Perhaps my own expectation of success has limited how I view Best Blues, in comparison to their previous releases and reinvention. Yet for the Small Black, this may be their “Personal Best” as the first track hints. It is really something to, as a band, find a formula that fits for who and what you are, and what you sound like. To plateau in this way is by no means a failure – rather, it is an apex. Heck, Best Blues got featured on NPR’s First Listen!

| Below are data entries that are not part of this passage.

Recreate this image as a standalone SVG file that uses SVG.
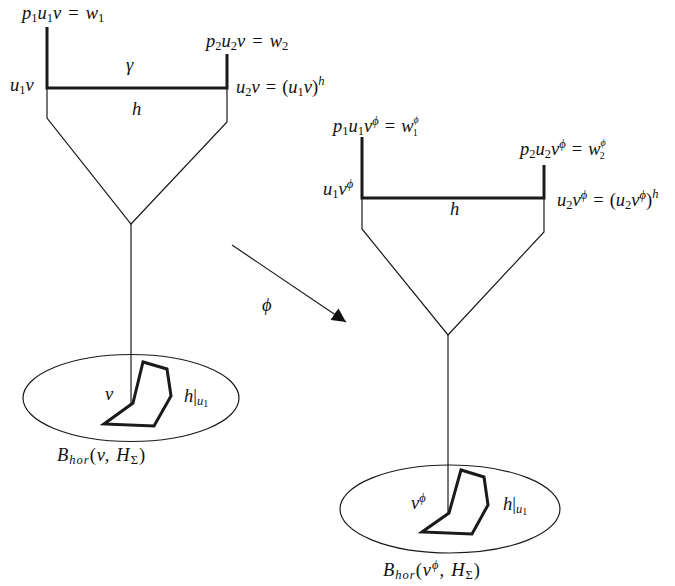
<svg xmlns="http://www.w3.org/2000/svg" width="675" height="586" viewBox="0 0 675 586">
<style>
text{font-family:"Liberation Serif","DejaVu Serif",serif;font-size:18.5px;font-style:italic;fill:#111}
.r{font-style:normal}
.s{font-size:12.5px}
.t{font-size:10px}
.lab{letter-spacing:1px}
.thick{stroke:#1a1a1a;stroke-width:3;fill:none;stroke-linejoin:miter}
.thin{stroke:#1a1a1a;stroke-width:1.2;fill:none}
</style>
<defs>
<marker id="ah" viewBox="0 0 10 10" refX="10" refY="5" markerWidth="14" markerHeight="14" markerUnits="userSpaceOnUse" orient="auto">
<path d="M0,0 L10,5 L0,10 Z" fill="#111"/>
</marker>
</defs>
<g id="left-tree">
<path class="thin" d="M47,88 V118 L131,224 L227,122 V88"/>
<path class="thin" d="M131,224 V404"/>
<path class="thick" d="M47,27 V88 H227 V54"/>
<text x="22" y="19">p<tspan class="s r" dy="3">1</tspan><tspan dy="-3">u</tspan><tspan class="s r" dy="3">1</tspan><tspan dy="-3">v</tspan><tspan class="r" dx="7">=</tspan><tspan dx="7">w</tspan><tspan class="s r" dy="3">1</tspan></text>
<text x="206" y="47">p<tspan class="s r" dy="3">2</tspan><tspan dy="-3">u</tspan><tspan class="s r" dy="3">2</tspan><tspan dy="-3">v</tspan><tspan class="r" dx="7">=</tspan><tspan dx="7">w</tspan><tspan class="s r" dy="3">2</tspan></text>
<text x="126" y="71">γ</text>
<text x="10" y="91">u<tspan class="s r" dy="3">1</tspan><tspan dy="-3">v</tspan></text>
<text x="236" y="93">u<tspan class="s r" dy="3">2</tspan><tspan dy="-3">v</tspan><tspan class="r" dx="6">=</tspan><tspan class="r" dx="6">(</tspan>u<tspan class="s r" dy="3">1</tspan><tspan dy="-3">v</tspan><tspan class="r">)</tspan><tspan class="s" dy="-8">h</tspan></text>
<text x="132" y="115">h</text>
</g>
<g id="left-ball">
<ellipse class="thin" cx="131" cy="398" rx="108" ry="43.5"/>
<path class="thick" d="M133,403 L143,362 L167,369 L171,396 L154,426 L104,424 Z"/>
<text x="105" y="400">v</text>
<text x="184" y="402">h<tspan class="r">|</tspan><tspan class="s" dy="3">u</tspan><tspan class="r t" dy="2">1</tspan></text>
<text class="lab" x="57" y="461">B<tspan class="s" dy="3">hor</tspan><tspan class="r" dy="-3">(</tspan>v,<tspan dx="6">H</tspan><tspan class="s r" dy="3">Σ</tspan><tspan class="r" dy="-3">)</tspan></text>
</g>
<g id="connectors">
<line class="thin" x1="232" y1="245" x2="346" y2="322" marker-end="url(#ah)"/>
<text x="262" y="311">ϕ</text>
</g>
<g id="right-tree">
<path class="thin" d="M362,198 V229 L448,335 L544,232 V198"/>
<path class="thin" d="M448,335 V513"/>
<path class="thick" d="M362,137 V198 H544 V165"/>
<text x="333" y="132">p<tspan class="s r" dy="3">1</tspan><tspan dy="-3">u</tspan><tspan class="s r" dy="3">1</tspan><tspan dy="-3">v</tspan><tspan class="s" dy="-7">ϕ</tspan><tspan class="r" dx="6" dy="7">=</tspan><tspan dx="6">w</tspan><tspan class="t" dy="-9">ϕ</tspan><tspan class="t r" dx="-6" dy="13">1</tspan></text>
<text x="520" y="155">p<tspan class="s r" dy="3">2</tspan><tspan dy="-3">u</tspan><tspan class="s r" dy="3">2</tspan><tspan dy="-3">v</tspan><tspan class="s" dy="-7">ϕ</tspan><tspan class="r" dx="6" dy="7">=</tspan><tspan dx="6">w</tspan><tspan class="t" dy="-9">ϕ</tspan><tspan class="t r" dx="-6" dy="13">2</tspan></text>
<text x="323" y="195">u<tspan class="s r" dy="3">1</tspan><tspan dy="-3">v</tspan><tspan class="s" dy="-7">ϕ</tspan></text>
<text x="557" y="206">u<tspan class="s r" dy="3">2</tspan><tspan dy="-3">v</tspan><tspan class="s" dy="-7">ϕ</tspan><tspan class="r" dx="6" dy="7">=</tspan><tspan class="r" dx="6">(</tspan>u<tspan class="s r" dy="3">2</tspan><tspan dy="-3">v</tspan><tspan class="s" dy="-7">ϕ</tspan><tspan class="r" dy="7">)</tspan><tspan class="s" dy="-8">h</tspan></text>
<text x="450" y="215">h</text>
</g>
<g id="right-ball">
<ellipse class="thin" cx="450" cy="509" rx="110" ry="44"/>
<path class="thick" d="M449,513 L461,470 L484,477 L488,505 L472,534 L422,532 Z"/>
<text x="411" y="509">v<tspan class="s" dy="-7">ϕ</tspan></text>
<text x="503" y="510">h<tspan class="r">|</tspan><tspan class="s" dy="3">u</tspan><tspan class="r t" dy="2">1</tspan></text>
<text class="lab" x="383" y="576">B<tspan class="s" dy="3">hor</tspan><tspan class="r" dy="-3">(</tspan>v<tspan class="s" dy="-7">ϕ</tspan><tspan dy="7">,</tspan><tspan dx="6">H</tspan><tspan class="s r" dy="3">Σ</tspan><tspan class="r" dy="-3">)</tspan></text>
</g>
</svg>
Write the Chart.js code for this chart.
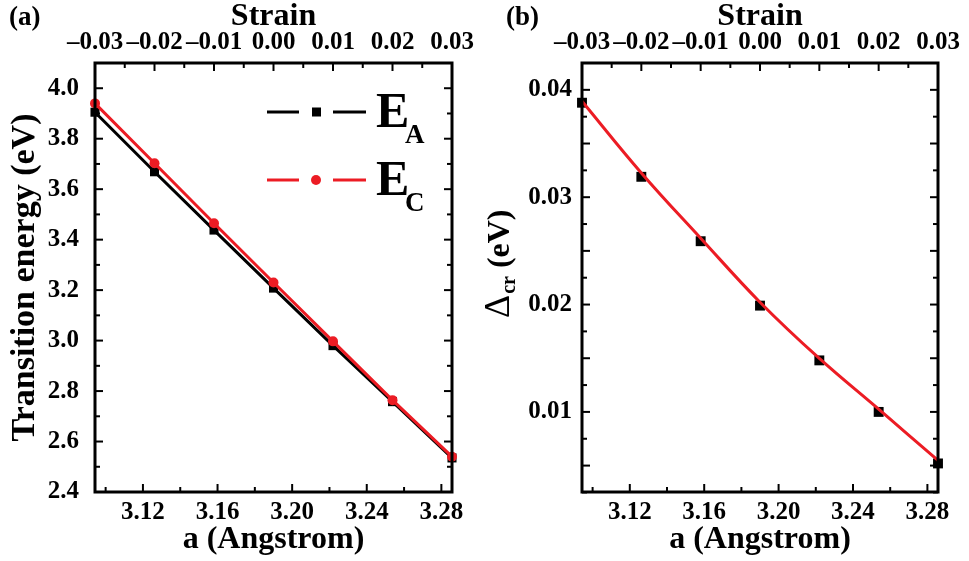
<!DOCTYPE html>
<html>
<head>
<meta charset="utf-8">
<script src="https://cdn.jsdelivr.net/npm/chart.js@4.4.1/dist/chart.umd.min.js"></script>
<style>
  body { margin: 0; background: #fff; }
  #wrap { position: relative; width: 969px; height: 561px; }
  canvas { position: absolute; top: 0; }
</style>
</head>
<body>
<div id="wrap">
  <canvas id="chartA" width="485" height="561" style="left:0"></canvas>
  <canvas id="chartB" width="484" height="561" style="left:485px"></canvas>
</div>
<script>
// data
const strain = [-0.03, -0.02, -0.01, 0.00, 0.01, 0.02, 0.03];
const latticeA = [3.0943, 3.1262, 3.1581, 3.1900, 3.2219, 3.2538, 3.2857];
const energyA = [3.905, 3.669, 3.438, 3.208, 2.980, 2.758, 2.535];
const energyC = [3.940, 3.703, 3.465, 3.230, 2.997, 2.764, 2.540];
const deltaCr = [0.0388, 0.0319, 0.0259, 0.0199, 0.0148, 0.0100, 0.0052];
// red fitted curve, read at the same lattice constants
const deltaFit = [0.03894, 0.03226, 0.02618, 0.02022, 0.01498, 0.01025, 0.00549];

// tick values
const aTicks = [3.12, 3.16, 3.20, 3.24, 3.28];
const aMinor = [3.10, 3.14, 3.18, 3.22, 3.26];
const strainTicks = [-0.03, -0.02, -0.01, 0.00, 0.01, 0.02, 0.03];
const strainMinor = [-0.025, -0.015, -0.005, 0.005, 0.015, 0.025];
const energyTicks = [2.4, 2.6, 2.8, 3.0, 3.2, 3.4, 3.6, 3.8, 4.0];
const energyMinor = [2.5, 2.7, 2.9, 3.1, 3.3, 3.5, 3.7, 3.9];
const deltaTicks = [0.01, 0.02, 0.03, 0.04];
const deltaMajor = [0.005, 0.01, 0.015, 0.02, 0.025, 0.03, 0.035, 0.04];
const deltaMinor = [0.0025, 0.0075, 0.0125, 0.0175, 0.0225, 0.0275, 0.0325, 0.0375];

const RED = '#ec1c24';
const FAMILY = "'Liberation Serif', 'Times New Roman', serif";
const tickFont = {family: FAMILY, size: 25, weight: 'bold'};
const titleFont = {family: FAMILY, size: 32, weight: 'bold', lineHeight: 1};

function pts(xs, ys) {
  return xs.map((x, i) => ({x: x, y: ys[i]}));
}

// frame + inward tick marks on all four sides
const frameTicks = {
  id: 'frameTicks',
  afterDraw(chart, args, o) {
    const ctx = chart.ctx, ca = chart.chartArea;
    const sx = chart.scales.x, sx2 = chart.scales.x2, sy = chart.scales.y;
    ctx.save();
    ctx.strokeStyle = '#000';
    ctx.lineWidth = 2;
    [[o.bottomMajor, 8], [o.bottomMinor, 5]].forEach(([vals, len]) => {
      vals.forEach(v => {
        const px = sx.getPixelForValue(v);
        ctx.beginPath(); ctx.moveTo(px, ca.bottom); ctx.lineTo(px, ca.bottom - len); ctx.stroke();
      });
    });
    [[o.topMajor, 8], [o.topMinor, 5]].forEach(([vals, len]) => {
      vals.forEach(v => {
        const px = sx2.getPixelForValue(v);
        ctx.beginPath(); ctx.moveTo(px, ca.top); ctx.lineTo(px, ca.top + len); ctx.stroke();
      });
    });
    [[o.leftMajor, 8], [o.leftMinor, 5]].forEach(([vals, len]) => {
      vals.forEach(v => {
        const py = sy.getPixelForValue(v);
        ctx.beginPath(); ctx.moveTo(ca.left, py); ctx.lineTo(ca.left + len, py); ctx.stroke();
        ctx.beginPath(); ctx.moveTo(ca.right, py); ctx.lineTo(ca.right - len, py); ctx.stroke();
      });
    });
    ctx.lineWidth = 3;
    ctx.strokeRect(ca.left, ca.top, ca.right - ca.left, ca.bottom - ca.top);
    ctx.restore();
  }
};

// panel letter, legend and subscripted titles
const extraText = {
  id: 'extraText',
  afterDraw(chart, args, o) {
    const ctx = chart.ctx;
    ctx.save();
    ctx.fillStyle = '#000';
    ctx.textBaseline = 'alphabetic';
    ctx.font = 'bold 27px ' + FAMILY;
    ctx.fillText(o.panel, o.panelX, 25);
    (o.legend || []).forEach(row => {
      ctx.strokeStyle = row.color;
      ctx.fillStyle = row.color;
      ctx.lineWidth = 3;
      ctx.beginPath(); ctx.moveTo(267, row.y); ctx.lineTo(299, row.y); ctx.stroke();
      ctx.beginPath(); ctx.moveTo(333, row.y); ctx.lineTo(366, row.y); ctx.stroke();
      if (row.style === 'rect') {
        ctx.fillRect(312, row.y - 4.5, 9, 9);
      } else {
        ctx.beginPath(); ctx.arc(316, row.y, 5, 0, Math.PI * 2); ctx.fill();
      }
      ctx.fillStyle = '#000';
      ctx.font = 'bold 50px ' + FAMILY;
      ctx.fillText('E', 376, row.y + 15);
      ctx.font = 'bold 27px ' + FAMILY;
      ctx.fillText(row.sub, 405, row.y + 31);
    });
    if (o.yTitle) {
      ctx.translate(o.yTitle.x, o.yTitle.y);
      ctx.rotate(-Math.PI / 2);
      ctx.font = '36px ' + FAMILY;
      ctx.fillText('\u0394', 0, 0);
      let w = ctx.measureText('\u0394').width;
      ctx.font = 'bold 20px ' + FAMILY;
      ctx.fillText('cr', w + 1, 6);
      w += 1 + ctx.measureText('cr').width;
      ctx.font = 'bold 32px ' + FAMILY;
      ctx.fillText(' (eV)', w, 0);
    }
    ctx.restore();
  }
};

function scalesFor(yMin, yMax, yTicks, yFmt, yLeft, yPadding, yTitle) {
  return {
    x: {
      type: 'linear', position: 'bottom', min: 3.0943, max: 3.2857,
      grid: {display: false, drawTicks: false}, border: {display: false},
      afterBuildTicks: s => { s.ticks = aTicks.map(v => ({value: v})); },
      afterFit: s => { s.height = 69; s.paddingLeft = 0; s.paddingRight = 0; },
      ticks: {font: tickFont, color: '#000', padding: 6, maxRotation: 0, autoSkip: false,
        callback: v => v.toFixed(2)},
      title: {display: true, text: 'a (Angstrom)', font: titleFont, color: '#000', padding: {top: 0, bottom: 5}}
    },
    x2: {
      type: 'linear', position: 'top', min: -0.03, max: 0.03,
      grid: {display: false, drawTicks: false}, border: {display: false},
      afterBuildTicks: s => { s.ticks = strainTicks.map(v => ({value: v})); },
      afterFit: s => { s.height = 63; s.paddingLeft = 0; s.paddingRight = 0; },
      ticks: {font: tickFont, color: '#000', padding: 5, maxRotation: 0, autoSkip: false,
        callback: v => (Math.abs(v) < 1e-9 ? 0 : v).toFixed(2).replace('-', '\u2013')},
      title: {display: true, text: 'Strain', font: titleFont, color: '#000', padding: {top: 1, bottom: 0}}
    },
    y: {
      type: 'linear', position: 'left', min: yMin, max: yMax,
      grid: {display: false, drawTicks: false}, border: {display: false},
      afterBuildTicks: s => { s.ticks = yTicks.map(v => ({value: v})); },
      afterFit: s => { s.width = yLeft; s.paddingTop = 0; s.paddingBottom = 0; },
      ticks: {font: tickFont, color: '#000', padding: yPadding, autoSkip: false, callback: yFmt},
      title: yTitle
    }
  };
}

new Chart('chartA', {
  type: 'line',
  data: {
    datasets: [{
      label: 'EC',
      data: pts(latticeA, energyC),
      borderColor: RED, backgroundColor: RED, borderWidth: 3,
      pointStyle: 'circle', pointRadius: 5, pointBorderWidth: 0,
      clip: false, order: 0
    }, {
      label: 'EA',
      data: pts(latticeA, energyA),
      borderColor: '#000', backgroundColor: '#000', borderWidth: 3,
      pointStyle: 'rect', pointRadius: 6.4, pointBorderWidth: 0,
      clip: false, order: 1
    }]
  },
  options: {
    responsive: false, animation: false, devicePixelRatio: 1,
    layout: {padding: {left: 0, right: 33, top: 0, bottom: 0}},
    plugins: {
      legend: {display: false}, tooltip: {enabled: false},
      frameTicks: {bottomMajor: aTicks, bottomMinor: aMinor, topMajor: strainTicks, topMinor: strainMinor,
        leftMajor: energyTicks, leftMinor: energyMinor},
      extraText: {panel: '(a)', panelX: 9, legend: [
        {y: 112, color: '#000', style: 'rect', sub: 'A'},
        {y: 180, color: RED, style: 'circle', sub: 'C'}
      ]}
    },
    scales: scalesFor(2.4, 4.1, energyTicks, v => v.toFixed(1), 95, 16,
      {display: true, text: 'Transition energy (eV)', font: {family: FAMILY, size: 34, weight: 'bold', lineHeight: 1},
        color: '#000', padding: {top: 8, bottom: 0}})
  },
  plugins: [frameTicks, extraText]
});

new Chart('chartB', {
  type: 'line',
  data: {
    datasets: [{
      label: 'fit',
      data: pts(latticeA, deltaFit),
      borderColor: RED, borderWidth: 3, pointRadius: 0,
      tension: 0.4,
      clip: false, order: 0
    }, {
      label: 'delta',
      data: pts(latticeA, deltaCr),
      showLine: false, backgroundColor: '#000', borderColor: '#000',
      pointStyle: 'rect', pointRadius: 7, pointBorderWidth: 0,
      clip: false, order: 1
    }]
  },
  options: {
    responsive: false, animation: false, devicePixelRatio: 1,
    layout: {padding: {left: 0, right: 31, top: 0, bottom: 0}},
    plugins: {
      legend: {display: false}, tooltip: {enabled: false},
      frameTicks: {bottomMajor: aTicks, bottomMinor: aMinor, topMajor: strainTicks, topMinor: strainMinor,
        leftMajor: deltaMajor, leftMinor: deltaMinor},
      extraText: {panel: '(b)', panelX: 21, yTitle: {x: 24, y: 318}}
    },
    scales: scalesFor(0.00254, 0.0425, deltaTicks, v => v.toFixed(2), 97, 10, {display: false})
  },
  plugins: [frameTicks, extraText]
});
</script>
</body>
</html>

These days though, a whole album of the same thing does not sell as well, or make a name for itself. The key in indie is to create and maintain consistency, and then continue to innovate within it. So as long as Small Black keeps hanging with the best of bands, I have no doubt they’ll find themselves always surrounded by new ideas. Time will tell if they get lost in the abundance of other’s sounds, or reemerge again to a higher peak.